To be sure, the new nukes have not yet proven their mettle in the commercial world. Many longtime nuclear-power critics remain skeptical that the new technology will overcome the industry’s history of safety problems and cost overruns.

“This isn’t about saving the climate, it’s about saving the industry by repackaging old concepts,” says Shaun Burnie, senior nuclear specialist for Greenpeace East Asia.

With climate change looking more and more like a planetwide ticking time bomb, the economics of energy may be shifting in the favor of nuclear power. Tiny nukes, in particular, may be poised to take advantage of this shift.

Green-Energy Economics

NUCLEAR POWER used to have a strong future. Then in 1979, the Three Mile Island nuclear plant in Pennsylvania underwent a partial core meltdown, which led to a mass cancellation of new plant orders in the U.S. Hopes of a rebound were dashed in 1986 when the Chernobyl nuclear plant in the Ukraine suffered a full meltdown and reactor breach.

The industry again slowly rebuilt its credibility.
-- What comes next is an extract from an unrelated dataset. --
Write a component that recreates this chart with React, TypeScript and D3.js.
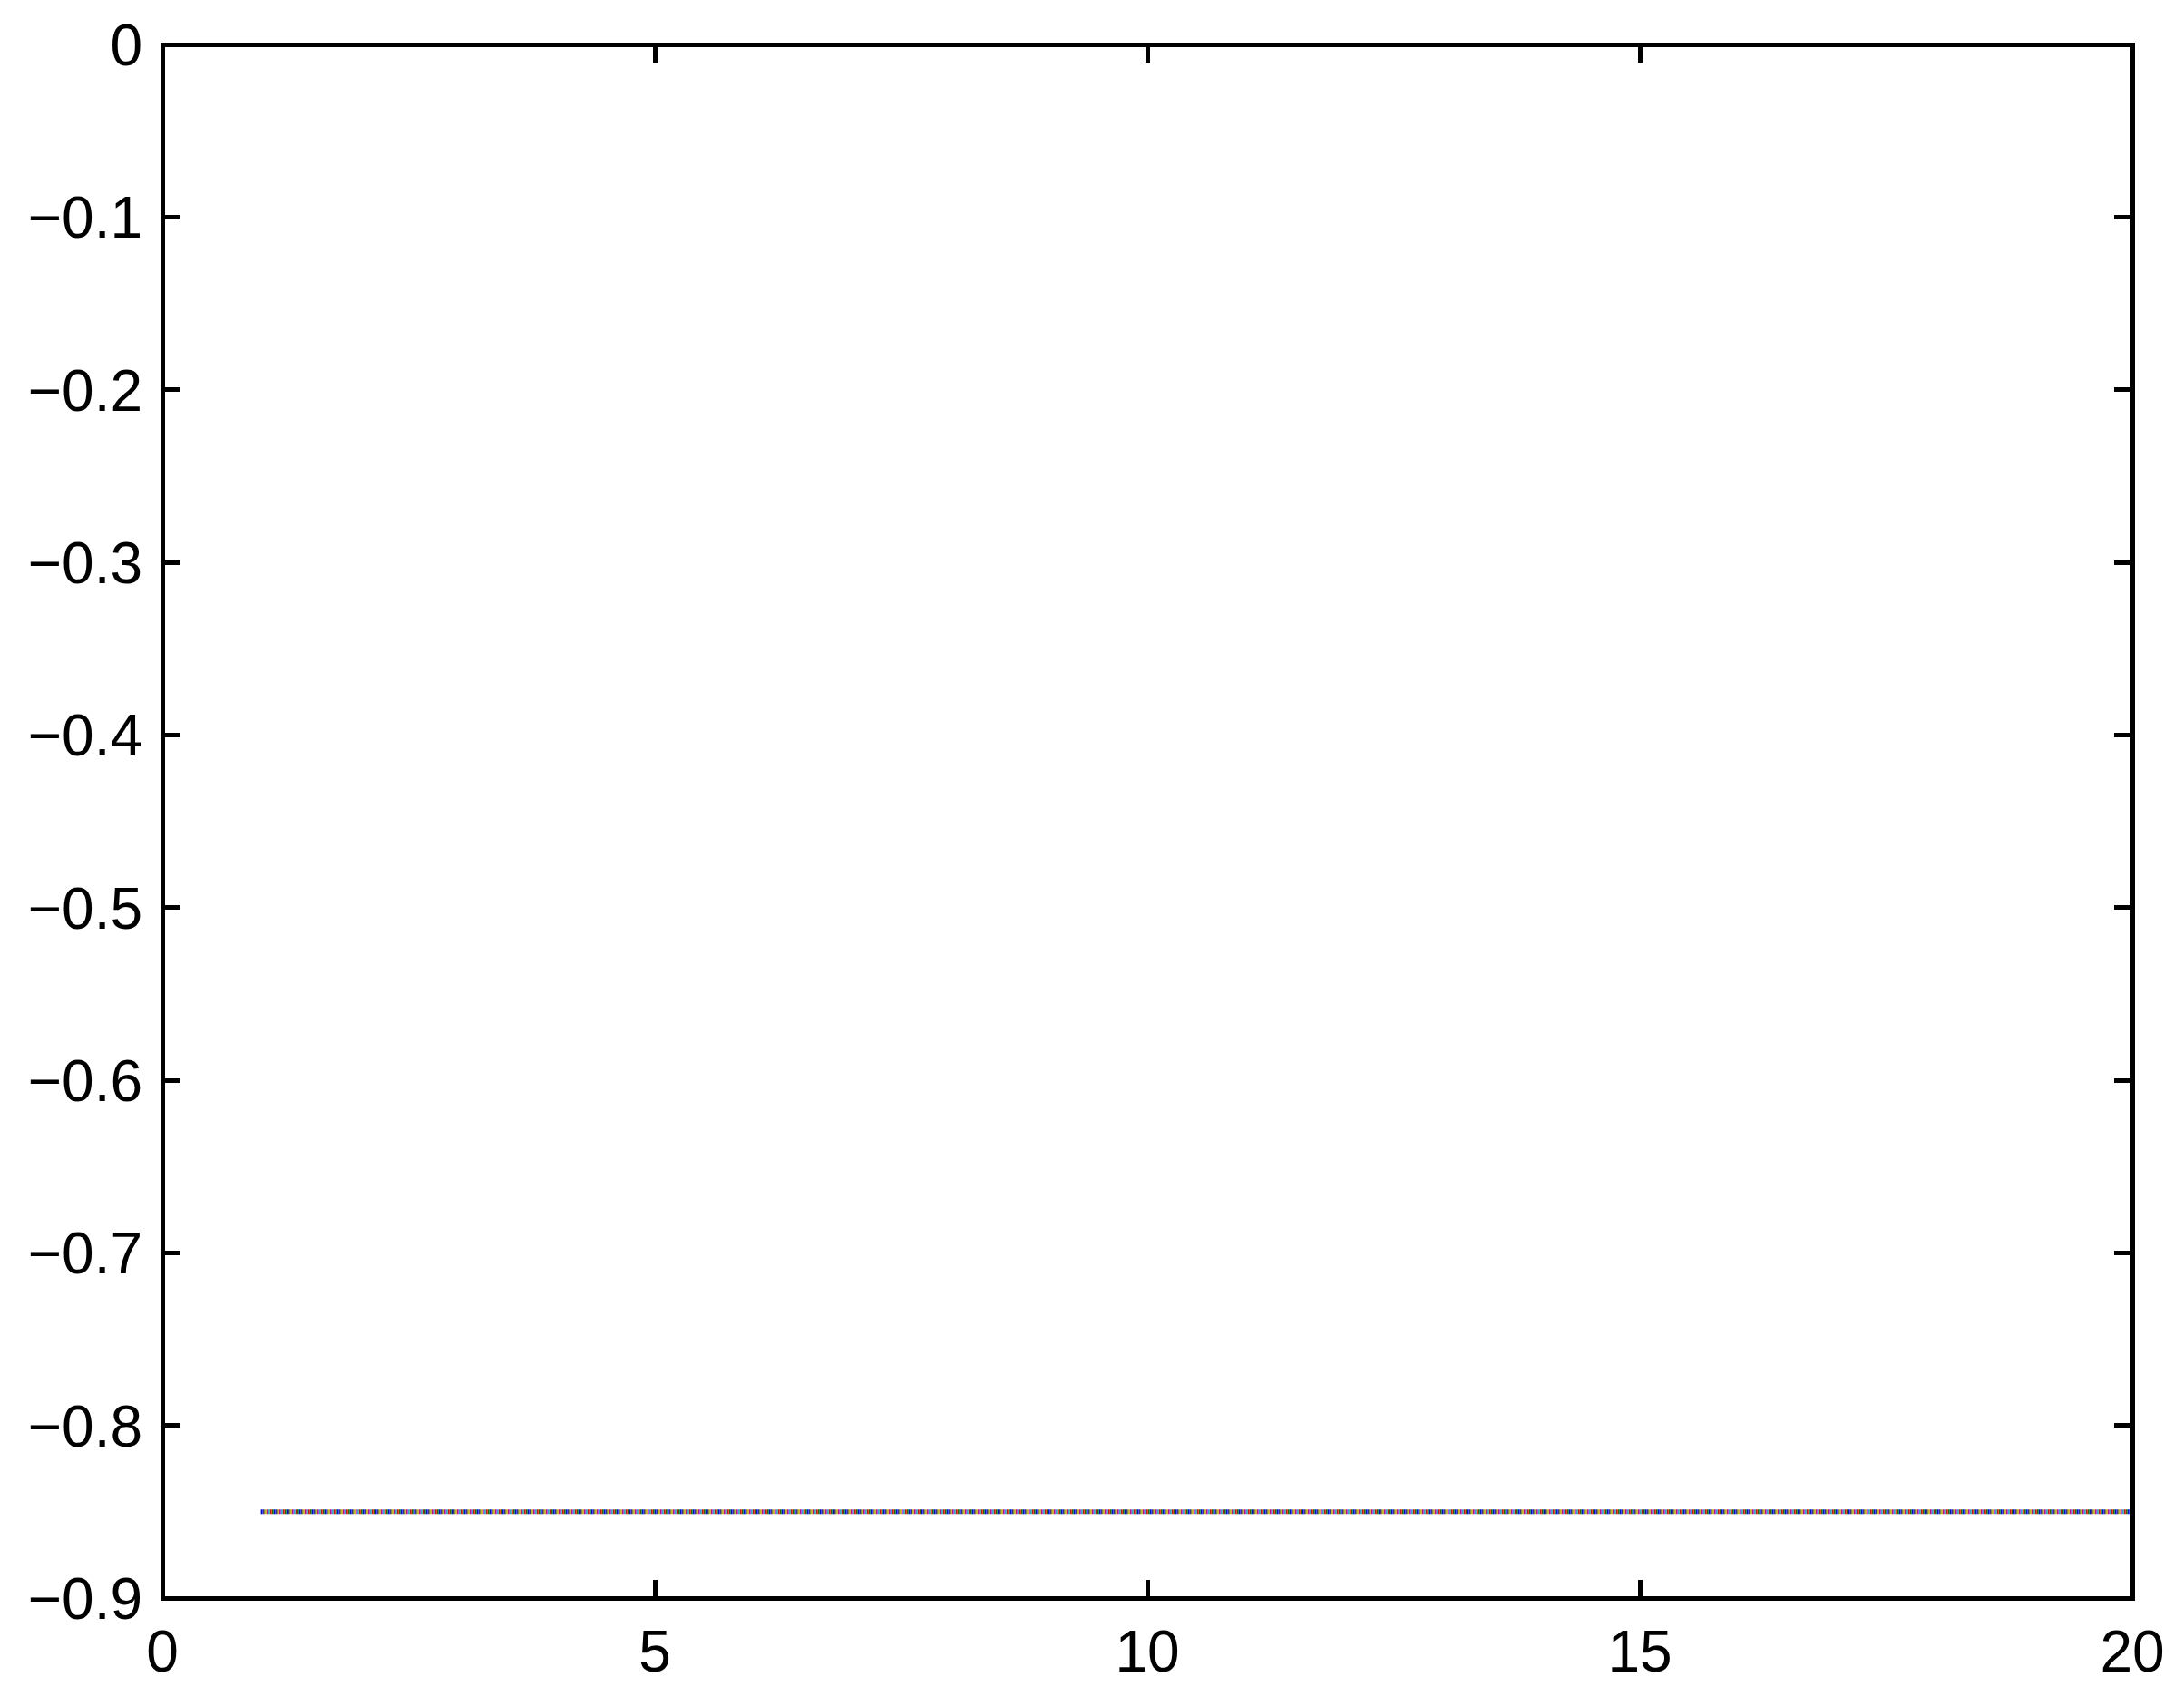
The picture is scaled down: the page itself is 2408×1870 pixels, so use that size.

By 2010, 104 nuclear plants were running smoothly in the U.S., with plans for dozens more in the works, leading to talk of a “nuclear renaissance.” A year later, a tsunami hit Japan’s Fukushima nuclear plant, causing a meltdown and the evacuation of more than 150,000 residents.

Still, it wasn’t the continuing concerns over safety, nor the lack of a good solution for storing nuclear waste—a problem with no apparent solution—that most hurt the industry after Fukushima. Rather, it was economics. The price of natural gas plunged, followed by renewable energy. Meanwhile, nuclear power slowly got more expensive, due largely to plant-construction cost overruns that ran well into the billions of dollars.

Coming Clean — In the switch to renewable energy, smaller, cheaper nuclear reactors could play an enabling role. Oklo CEO Jacob DeWitte.

As a result, nuclear power has lately been growing at about a thousandth the rate of solar and wind power. Japan, which once embraced nuclear, has shut down the great majority of its plants, as has once proudly pro-nuclear Germany, where the resolutely anti-nuclear Green Party scored big gains in recent elections. Today, nuclear plants generate about a tenth of the world’s electricity, down from a fifth in the 1990s.

"A totally different wave of innovation in nuclear power is coming up."

The drive to green energy, combined with the prospect of having to do without the natural-gas plants that have been essential to keeping the grids going when solar and wind fall short, has dramatically altered the outlook for nuclear power. In fact, nuclear plants already generate more than half of the U.S.’ carbon-free electricity.

“As natural gas starts to disappear from the grid, nuclear becomes more and more competitive,” says Jess Gehin, associate laboratory director for nuclear science and technology at the Idaho National Laboratory.